The Thomas Jefferson Parkway was developed by the Thomas Jefferson Foundation to create a scenic entrance along Route 53 to Monticello. The Parkway also serves as a recreational and educational resource for visitors and as a pedestrian and cycling link between Monticello and the local community. Along the Parkway, four miles of utility lines were buried, guardrails were removed when possible, and the road shoulders were landscaped. 

At the base of the Parkway along Route 53, Kemper Park includes an arboretum of native trees and shrubs, Carter Overlook, a two-acre pond, and a small trailhead parking lot. A 2 mile trail, Saunders-Monticello Trail, also winds through the park before ascending the side of Carter Mountain toward Monticello. The trail then leads directly to the Monticello ticket office over the recently completed stone-arch Saunders Bridge. A pedestrian underpass at the lower trailhead that leads to additional parking will constitute the final piece of the project. 

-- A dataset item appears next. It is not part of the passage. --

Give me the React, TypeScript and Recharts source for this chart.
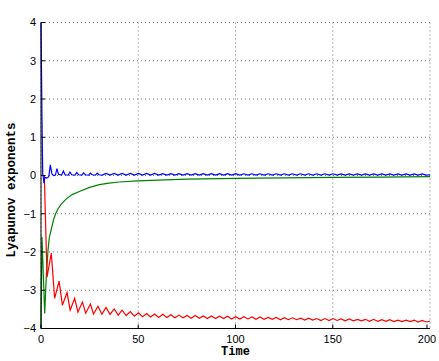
import { CartesianGrid, Label, Line, LineChart, XAxis, YAxis } from "recharts";

const xTicks = [0, 50, 100, 150, 200];
const yTicks = [-4, -3, -2, -1, 0, 1, 2, 3, 4];

// early transient, read point by point
const blueEarlyTime = [0, 0.5, 0.9, 1.2, 1.5, 2, 3, 4, 4.8, 5.6, 6.5, 7.4, 8.2, 9, 10.6, 11.5, 12.4, 14, 14.9, 15.8, 17.5, 18.4, 19.3, 21, 21.9, 22.8, 24.5, 25.4, 26.3, 28, 28.9, 29.8, 31.5];
const blueEarly = [4, 1.5, 0.02, -0.05, -0.2, -0.05, -0.07, -0.03, 0.28, 0.04, 0, 0.01, 0.18, 0.03, 0.01, 0.12, 0.02, 0.01, 0.09, 0.02, 0.01, 0.08, 0.02, 0.01, 0.07, 0.02, 0.01, 0.06, 0.02, 0.01, 0.06, 0.02, 0.01];

const redEarlyTime = [0, 1.7, 3.1, 5.3, 7, 9.3, 11, 13.4, 15, 17.3, 19, 21.3, 23, 25.4, 27, 29.3, 31.3];
const redEarly = [0, 0, -2.66, -2.03, -3.21, -2.76, -3.39, -3.06, -3.52, -3.21, -3.57, -3.31, -3.6, -3.36, -3.62, -3.42, -3.63];

const greenTime = [0, 0.5, 1.9, 2.7, 3.6, 4.3, 5.3, 6.5, 7.5, 8.8, 10.5, 13, 16, 20, 25, 30, 35, 40, 50, 60, 75, 100, 125, 150, 175, 200];
const greenValue = [-4, -1.6, -3.61, -2.65, -1.95, -1.62, -1.4, -1.15, -1.0, -0.87, -0.74, -0.61, -0.5, -0.41, -0.31, -0.24, -0.2, -0.17, -0.14, -0.12, -0.095, -0.075, -0.06, -0.05, -0.04, -0.03];

// steady oscillation, peaks and troughs
const lateTime = [
  33.4, 35.5, 37.6, 39.7, 41.7, 43.8, 45.9, 48.0, 50.1, 52.2,
  54.3, 56.3, 58.4, 60.5, 62.6, 64.7, 66.8, 68.8, 70.9, 73.0,
  75.1, 77.2, 79.3, 81.4, 83.4, 85.5, 87.6, 89.7, 91.8, 93.9,
  95.9, 98.0, 100.1, 102.2, 104.3, 106.4, 108.5, 110.5, 112.6, 114.7,
  116.8, 118.9, 121.0, 123.1, 125.1, 127.2, 129.3, 131.4, 133.5, 135.6,
  137.6, 139.7, 141.8, 143.9, 146.0, 148.1, 150.2, 152.2, 154.3, 156.4,
  158.5, 160.6, 162.7, 164.8, 166.8, 168.9, 171.0, 173.1, 175.2, 177.3,
  179.3, 181.4, 183.5, 185.6, 187.7, 189.8, 191.9, 193.9, 196.0, 198.1,
  200,
];
const redLate = [
  -3.45, -3.63, -3.49, -3.65, -3.52, -3.66, -3.56, -3.68, -3.59, -3.69,
  -3.61, -3.7, -3.62, -3.71, -3.63, -3.71, -3.64, -3.72, -3.65, -3.72,
  -3.66, -3.73, -3.66, -3.73, -3.67, -3.74, -3.67, -3.74, -3.68, -3.74,
  -3.68, -3.75, -3.69, -3.75, -3.69, -3.75, -3.7, -3.76, -3.7, -3.76,
  -3.71, -3.76, -3.71, -3.77, -3.72, -3.77, -3.72, -3.77, -3.73, -3.78,
  -3.73, -3.78, -3.74, -3.79, -3.74, -3.79, -3.74, -3.79, -3.75, -3.8,
  -3.75, -3.8, -3.76, -3.8, -3.76, -3.81, -3.76, -3.81, -3.77, -3.81,
  -3.77, -3.82, -3.78, -3.82, -3.78, -3.82, -3.78, -3.83, -3.79, -3.83,
  -3.81,
];
const blueLate = [
  0.055, 0.01, 0.055, 0.01, 0.055, 0.01, 0.055, 0.01, 0.055, 0.01,
  0.055, 0.01, 0.055, 0.01, 0.05, 0.01, 0.05, 0.01, 0.05, 0.01,
  0.05, 0.01, 0.05, 0.01, 0.05, 0.01, 0.05, 0.01, 0.05, 0.01,
  0.05, 0.01, 0.05, 0.01, 0.045, 0.01, 0.045, 0.01, 0.045, 0.01,
  0.045, 0.01, 0.045, 0.01, 0.045, 0.01, 0.045, 0.01, 0.045, 0.01,
  0.045, 0.01, 0.045, 0.01, 0.045, 0.01, 0.045, 0.01, 0.04, 0.01,
  0.04, 0.01, 0.04, 0.01, 0.04, 0.01, 0.04, 0.01, 0.04, 0.01,
  0.04, 0.01, 0.04, 0.01, 0.04, 0.01, 0.04, 0.01, 0.04, 0.01,
  0.02,
];

const toPoints = (ts: number[], vs: number[]) => ts.map((t, i) => ({ t, v: vs[i] }));
const blueData = toPoints([...blueEarlyTime, ...lateTime], [...blueEarly, ...blueLate]);
const redData = toPoints([...redEarlyTime, ...lateTime], [...redEarly, ...redLate]);
const greenData = toPoints(greenTime, greenValue);

const fmt = (v: number) => (v < 0 ? `\u2212${-v}` : `${v}`);
const SANS = "'Liberation Sans', Arial, sans-serif";
const MONO = "'Liberation Mono', 'Courier New', monospace";

function BottomTick({ x, y, payload }: any) {
  return (
    <g>
      <line x1={x} x2={x} y1={y} y2={y - 4} stroke="#000" />
      <text x={x} y={y + 14.5} textAnchor="middle" fontFamily={SANS} fontSize={11} fill="#000">
        {fmt(payload.value)}
      </text>
    </g>
  );
}

function LeftTick({ x, y, payload }: any) {
  return (
    <g>
      <line x1={x} x2={x + 4} y1={y} y2={y} stroke="#000" />
      <text x={x - 5} y={y} dy="0.36em" textAnchor="end" fontFamily={SANS} fontSize={11} fill="#000">
        {fmt(payload.value)}
      </text>
    </g>
  );
}

const TopTick = ({ x, y }: any) => <line x1={x} x2={x} y1={y} y2={y + 4} stroke="#000" />;
const RightTick = ({ x, y }: any) => <line x1={x} x2={x - 4} y1={y} y2={y} stroke="#000" />;

export default function App() {
  return (
    <div style={{ position: "absolute", left: 0, top: 0, background: "#fff" }}>
      <LineChart width={439} height={361} margin={{ top: 22.5, right: 9, bottom: 0, left: 0 }}>
        <CartesianGrid stroke="#777" strokeDasharray="1 3" />
        <XAxis
          dataKey="t"
          type="number"
          domain={[0, 200]}
          ticks={xTicks}
          height={32.5}
          tickSize={0}
          tickMargin={0}
          tick={<BottomTick />}
          axisLine={{ stroke: "#000" }}
          allowDuplicatedCategory={false}
        >
          <Label
            position="insideBottom"
            offset={6}
            value="Time"
            fontFamily={MONO}
            fontWeight="bold"
            fontSize={12}
            fill="#000"
          />
        </XAxis>
        <XAxis
          xAxisId="top"
          orientation="top"
          type="number"
          domain={[0, 200]}
          ticks={xTicks}
          height={0}
          tickSize={0}
          tickMargin={0}
          tick={<TopTick />}
          axisLine={{ stroke: "#000" }}
        >
          <Label
            position="top"
            offset={9}
            value="Dynamics of Lyapunov exponents"
            fontFamily={MONO}
            fontWeight="bold"
            fontSize={12}
            fill="#000"
          />
        </XAxis>
        <YAxis
          type="number"
          domain={[-4, 4]}
          ticks={yTicks}
          width={41}
          tickSize={0}
          tickMargin={0}
          tick={<LeftTick />}
          axisLine={{ stroke: "#000" }}
        >
          <Label
            content={() => (
              <text
                x={14.5}
                y={190}
                transform="rotate(-90 14.5 190)"
                textAnchor="middle"
                fontFamily={MONO}
                fontWeight="bold"
                fontSize={12.5}
                fill="#000"
              >
                Lyapunov exponents
              </text>
            )}
          />
        </YAxis>
        <YAxis
          yAxisId="right"
          orientation="right"
          type="number"
          domain={[-4, 4]}
          ticks={yTicks}
          width={0}
          tickSize={0}
          tickMargin={0}
          tick={<RightTick />}
          axisLine={{ stroke: "#000" }}
        />
        <Line data={greenData} dataKey="v" stroke="#008000" strokeWidth={1.2} dot={false} isAnimationActive={false} />
        <Line data={redData} dataKey="v" stroke="#ff0000" strokeWidth={1.2} dot={false} isAnimationActive={false} />
        <Line data={blueData} dataKey="v" stroke="#0000ff" strokeWidth={1.2} dot={false} isAnimationActive={false} />
      </LineChart>
    </div>
  );
}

The Parkway was designed by the Charlottesville landscape architecture firm Rieley and Associates and built by another local firm, Abrahamse and Co. A combination of public and private funding supported the project. Federal highway grants from the ISTEA (Intermodal Surface Transportation Efficiency Act) program totaled $3.4 million, while private donations provided $3.1 million. Among the donors were Mr. and Mrs. Thomas A. Saunders III, the Crosby Kemper family of Kansas City, the Robert Carter family, the Perry Foundation, State Farm Companies, Sprint Corporation, Dominion Virginia Power, the Helmerich Foundation, the Richard Gwathmey and Caroline T. Gwathmey Memorial Trust, and numerous local garden clubs.

Construction began in 1996. By 1998 a majority of the landscaping and trail building was complete. The Parkway's arboretum and trails opened to visitors in 2000. The Thomas Jefferson Parkway, Kemper Park, the Saunders-Monticello Trail, and Saunders Bridge were dedicated in a public ceremony on Saturday morning, November 2, 2002.

Discussion

says

The name, The Thomas Jefferson Parkway, leads one to expect a paved highway to Monticello. Instead, the parkway provides visitors and local citizens with miles of leafy, lovely trails that wind their way through Carter Mountain to Monticello Mountain. The Saunders-Monticello trail is one of the best ways to approach Monticello--an easily walkable, bikeable, runnable trail. Secluded Farm and its associated trails is a hidden gem of the Parkway.

says

Lots of folks in the community don't realize that this park is owned and operated by Monticello--they assume it's a public park. It's the most popular park in central Virginia and for good reason: it's gorgeous! I wish I had more time to spend walking the boardwalk and paths. I particularly like to get off the paved area and walk up the slope amid the trees in the fall, getting a bit away from the nearby roads. I went on a bird hike in the park a few weeks ago and even though it was raining, the different habitats made for some wonderful birding. We can't thank the parkway caretakers enough.

says

I love the Parkway, and so do lots of other people! The parkway is great for walking meditation (i.e. zoning out while you are exercising), because it's so well-graded that you are very unlikely to trip on anything. It's also very approachable - you don't have to be a super athlete or bring climbing equipment to hike up Monticello mountain (although you can if you want to)!